● **Problem**
Output the full listing below exactly, without the pictures.

● **Data block**
------------------------------------------------------------

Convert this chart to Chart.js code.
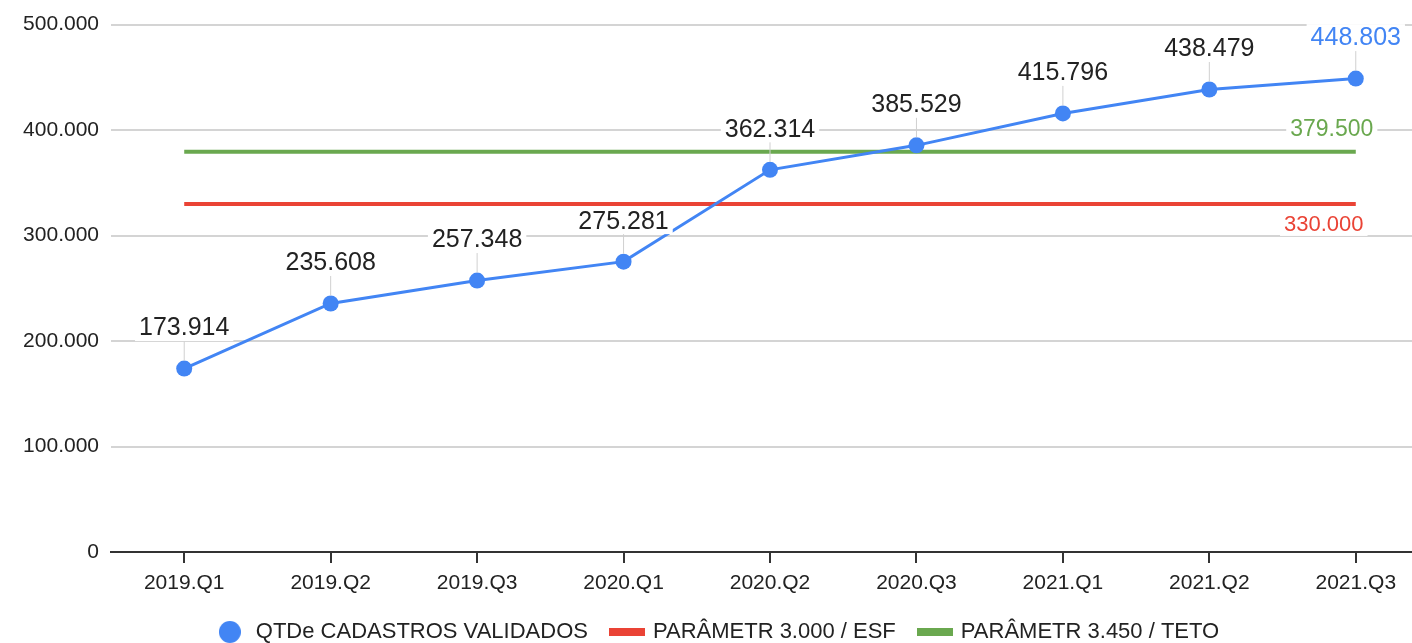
<!DOCTYPE html>
<html>
<head>
<meta charset="utf-8">
<script src="https://cdn.jsdelivr.net/npm/chart.js@4.4.1/dist/chart.umd.min.js"></script>
<style>
    body { margin: 0; background: #fff; overflow: hidden; }
    #wrap { width: 1437px; height: 653px; }
</style>
</head>
<body>
<div id="wrap"><canvas id="chart" width="1437" height="653"></canvas></div>
<script>
const quarters = ['2019.Q1', '2019.Q2', '2019.Q3', '2020.Q1', '2020.Q2', '2020.Q3', '2021.Q1', '2021.Q2', '2021.Q3'];
const cadastros = [173914, 235608, 257348, 275281, 362314, 385529, 415796, 438479, 448803];
const paramEsf = [330000, 330000, 330000, 330000, 330000, 330000, 330000, 330000, 330000];
const paramTeto = [379500, 379500, 379500, 379500, 379500, 379500, 379500, 379500, 379500];
const seriesNames = ['QTDe CADASTROS VALIDADOS', 'PARÂMETR 3.000 / ESF', 'PARÂMETR 3.450 / TETO'];

const BLUE = '#4285f4';
const RED = '#ea4335';
const GREEN = '#6aa84f';
const FONT = "'Liberation Sans', Arial, sans-serif";
const POINT_R = 8;

function fmt(v) {
    return String(Math.round(v)).replace(/\B(?=(\d{3})+(?!\d))/g, '.');
}

function legendIcon(kind, color) {
    const c = document.createElement('canvas');
    const g = c.getContext('2d');
    if (kind === 'circle') {
        c.width = 22; c.height = 22;
        g.fillStyle = color;
        g.beginPath();
        g.arc(11, 11, 11, 0, Math.PI * 2);
        g.fill();
    } else {
        c.width = 36; c.height = 8;
        g.fillStyle = color;
        g.fillRect(0, 0, 36, 8);
    }
    return c;
}

const icons = [legendIcon('circle', BLUE), legendIcon('rect', RED), legendIcon('rect', GREEN)];

// value labels with leader lines, drawn from the dataset meta
const valueLabels = {
    id: 'valueLabels',
    afterDatasetsDraw(chart) {
        const ctx = chart.ctx;
        ctx.save();
        ctx.textAlign = 'center';
        ctx.textBaseline = 'middle';

        function boxText(text, x, y, size, color) {
            ctx.font = size + 'px ' + FONT;
            const w = ctx.measureText(text).width;
            ctx.fillStyle = '#fff';
            ctx.fillRect(x - w / 2 - 4, y - size / 2 - 1, w + 8, size + 2);
            ctx.fillStyle = color;
            ctx.fillText(text, x, y + 1);
        }

        const meta = chart.getDatasetMeta(0);
        meta.data.forEach((pt, i) => {
            const ly = pt.y - 41;
            ctx.strokeStyle = '#d0d0d0';
            ctx.lineWidth = 1;
            ctx.beginPath();
            ctx.moveTo(pt.x, pt.y - POINT_R);
            ctx.lineTo(pt.x, ly + 12);
            ctx.stroke();
            const last = i === meta.data.length - 1;
            boxText(fmt(cadastros[i]), pt.x, ly, 25, last ? BLUE : '#222');
        });

        const esfLast = chart.getDatasetMeta(1).data[paramEsf.length - 1];
        boxText(fmt(paramEsf[paramEsf.length - 1]), esfLast.x - 32, esfLast.y + 20, 22, RED);
        const tetoLast = chart.getDatasetMeta(2).data[paramTeto.length - 1];
        boxText(fmt(paramTeto[paramTeto.length - 1]), tetoLast.x - 24, tetoLast.y - 23, 23, GREEN);
        ctx.restore();
    }
};

new Chart(document.getElementById('chart').getContext('2d'), {
    type: 'line',
    data: {
        labels: quarters,
        datasets: [{
            label: seriesNames[0],
            data: cadastros,
            borderColor: BLUE,
            backgroundColor: BLUE,
            borderWidth: 3,
            pointRadius: POINT_R,
            pointBorderWidth: 0,
            pointBackgroundColor: BLUE,
            tension: 0
        }, {
            label: seriesNames[1],
            data: paramEsf,
            borderColor: RED,
            backgroundColor: RED,
            borderWidth: 4,
            pointRadius: 0
        }, {
            label: seriesNames[2],
            data: paramTeto,
            borderColor: GREEN,
            backgroundColor: GREEN,
            borderWidth: 4,
            pointRadius: 0
        }]
    },
    options: {
        responsive: false,
        animation: false,
        layout: { padding: { left: 0, right: 3, top: 23, bottom: 0 } },
        scales: {
            x: {
                offset: true,
                afterFit: s => { s.height = 45; },
                grid: {
                    offset: false,
                    drawOnChartArea: false,
                    drawTicks: true,
                    tickLength: 11,
                    color: '#333',
                    lineWidth: 2
                },
                border: { display: true, color: '#333', width: 2 },
                ticks: {
                    color: '#222',
                    font: { family: FONT, size: 21 },
                    padding: 8,
                    maxRotation: 0,
                    autoSkip: false
                }
            },
            y: {
                min: 0,
                max: 500000,
                afterFit: s => { s.width = 111; },
                grid: { color: '#d4d4d4', lineWidth: 2, drawTicks: false },
                border: { display: false },
                ticks: {
                    stepSize: 100000,
                    color: '#222',
                    padding: 12,
                    font: { family: FONT, size: 21 },
                    callback: v => fmt(v)
                }
            }
        },
        plugins: {
            tooltip: { enabled: false },
            legend: {
                position: 'bottom',
                labels: {
                    usePointStyle: true,
                    pointStyleWidth: 30,
                    padding: 24,
                    color: '#222',
                    font: { family: FONT, size: 22 },
                    generateLabels: chart => chart.data.datasets.map((ds, i) => ({
                        text: ds.label,
                        fillStyle: ds.borderColor,
                        strokeStyle: ds.borderColor,
                        lineWidth: 0,
                        hidden: false,
                        datasetIndex: i,
                        pointStyle: icons[i],
                        fontColor: '#222'
                    }))
                }
            }
        }
    },
    plugins: [valueLabels]
});
</script>
</body>
</html>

------------------------------------------------------------

● **Problem solution**
Convert this chart to Chart.js code.
<!DOCTYPE html>
<html>
<head>
<meta charset="utf-8">
<script src="https://cdn.jsdelivr.net/npm/chart.js@4.4.1/dist/chart.umd.min.js"></script>
<style>
    body { margin: 0; background: #fff; overflow: hidden; }
    #wrap { width: 1437px; height: 653px; }
</style>
</head>
<body>
<div id="wrap"><canvas id="chart" width="1437" height="653"></canvas></div>
<script>
const quarters = ['2019.Q1', '2019.Q2', '2019.Q3', '2020.Q1', '2020.Q2', '2020.Q3', '2021.Q1', '2021.Q2', '2021.Q3'];
const cadastros = [173914, 235608, 257348, 275281, 362314, 385529, 415796, 438479, 448803];
const paramEsf = [330000, 330000, 330000, 330000, 330000, 330000, 330000, 330000, 330000];
const paramTeto = [379500, 379500, 379500, 379500, 379500, 379500, 379500, 379500, 379500];
const seriesNames = ['QTDe CADASTROS VALIDADOS', 'PARÂMETR 3.000 / ESF', 'PARÂMETR 3.450 / TETO'];

const BLUE = '#4285f4';
const RED = '#ea4335';
const GREEN = '#6aa84f';
const FONT = "'Liberation Sans', Arial, sans-serif";
const POINT_R = 8;

function fmt(v) {
    return String(Math.round(v)).replace(/\B(?=(\d{3})+(?!\d))/g, '.');
}

function legendIcon(kind, color) {
    const c = document.createElement('canvas');
    const g = c.getContext('2d');
    if (kind === 'circle') {
        c.width = 22; c.height = 22;
        g.fillStyle = color;
        g.beginPath();
        g.arc(11, 11, 11, 0, Math.PI * 2);
        g.fill();
    } else {
        c.width = 36; c.height = 8;
        g.fillStyle = color;
        g.fillRect(0, 0, 36, 8);
    }
    return c;
}

const icons = [legendIcon('circle', BLUE), legendIcon('rect', RED), legendIcon('rect', GREEN)];

// value labels with leader lines, drawn from the dataset meta
const valueLabels = {
    id: 'valueLabels',
    afterDatasetsDraw(chart) {
        const ctx = chart.ctx;
        ctx.save();
        ctx.textAlign = 'center';
        ctx.textBaseline = 'middle';

        function boxText(text, x, y, size, color) {
            ctx.font = size + 'px ' + FONT;
            const w = ctx.measureText(text).width;
            ctx.fillStyle = '#fff';
            ctx.fillRect(x - w / 2 - 4, y - size / 2 - 1, w + 8, size + 2);
            ctx.fillStyle = color;
            ctx.fillText(text, x, y + 1);
        }

        const meta = chart.getDatasetMeta(0);
        meta.data.forEach((pt, i) => {
            const ly = pt.y - 41;
            ctx.strokeStyle = '#d0d0d0';
            ctx.lineWidth = 1;
            ctx.beginPath();
            ctx.moveTo(pt.x, pt.y - POINT_R);
            ctx.lineTo(pt.x, ly + 12);
            ctx.stroke();
            const last = i === meta.data.length - 1;
            boxText(fmt(cadastros[i]), pt.x, ly, 25, last ? BLUE : '#222');
        });

        const esfLast = chart.getDatasetMeta(1).data[paramEsf.length - 1];
        boxText(fmt(paramEsf[paramEsf.length - 1]), esfLast.x - 32, esfLast.y + 20, 22, RED);
        const tetoLast = chart.getDatasetMeta(2).data[paramTeto.length - 1];
        boxText(fmt(paramTeto[paramTeto.length - 1]), tetoLast.x - 24, tetoLast.y - 23, 23, GREEN);
        ctx.restore();
    }
};

new Chart(document.getElementById('chart').getContext('2d'), {
    type: 'line',
    data: {
        labels: quarters,
        datasets: [{
            label: seriesNames[0],
            data: cadastros,
            borderColor: BLUE,
            backgroundColor: BLUE,
            borderWidth: 3,
            pointRadius: POINT_R,
            pointBorderWidth: 0,
            pointBackgroundColor: BLUE,
            tension: 0
        }, {
            label: seriesNames[1],
            data: paramEsf,
            borderColor: RED,
            backgroundColor: RED,
            borderWidth: 4,
            pointRadius: 0
        }, {
            label: seriesNames[2],
            data: paramTeto,
            borderColor: GREEN,
            backgroundColor: GREEN,
            borderWidth: 4,
            pointRadius: 0
        }]
    },
    options: {
        responsive: false,
        animation: false,
        layout: { padding: { left: 0, right: 3, top: 23, bottom: 0 } },
        scales: {
            x: {
                offset: true,
                afterFit: s => { s.height = 45; },
                grid: {
                    offset: false,
                    drawOnChartArea: false,
                    drawTicks: true,
                    tickLength: 11,
                    color: '#333',
                    lineWidth: 2
                },
                border: { display: true, color: '#333', width: 2 },
                ticks: {
                    color: '#222',
                    font: { family: FONT, size: 21 },
                    padding: 8,
                    maxRotation: 0,
                    autoSkip: false
                }
            },
            y: {
                min: 0,
                max: 500000,
                afterFit: s => { s.width = 111; },
                grid: { color: '#d4d4d4', lineWidth: 2, drawTicks: false },
                border: { display: false },
                ticks: {
                    stepSize: 100000,
                    color: '#222',
                    padding: 12,
                    font: { family: FONT, size: 21 },
                    callback: v => fmt(v)
                }
            }
        },
        plugins: {
            tooltip: { enabled: false },
            legend: {
                position: 'bottom',
                labels: {
                    usePointStyle: true,
                    pointStyleWidth: 30,
                    padding: 24,
                    color: '#222',
                    font: { family: FONT, size: 22 },
                    generateLabels: chart => chart.data.datasets.map((ds, i) => ({
                        text: ds.label,
                        fillStyle: ds.borderColor,
                        strokeStyle: ds.borderColor,
                        lineWidth: 0,
                        hidden: false,
                        datasetIndex: i,
                        pointStyle: icons[i],
                        fontColor: '#222'
                    }))
                }
            }
        }
    },
    plugins: [valueLabels]
});
</script>
</body>
</html>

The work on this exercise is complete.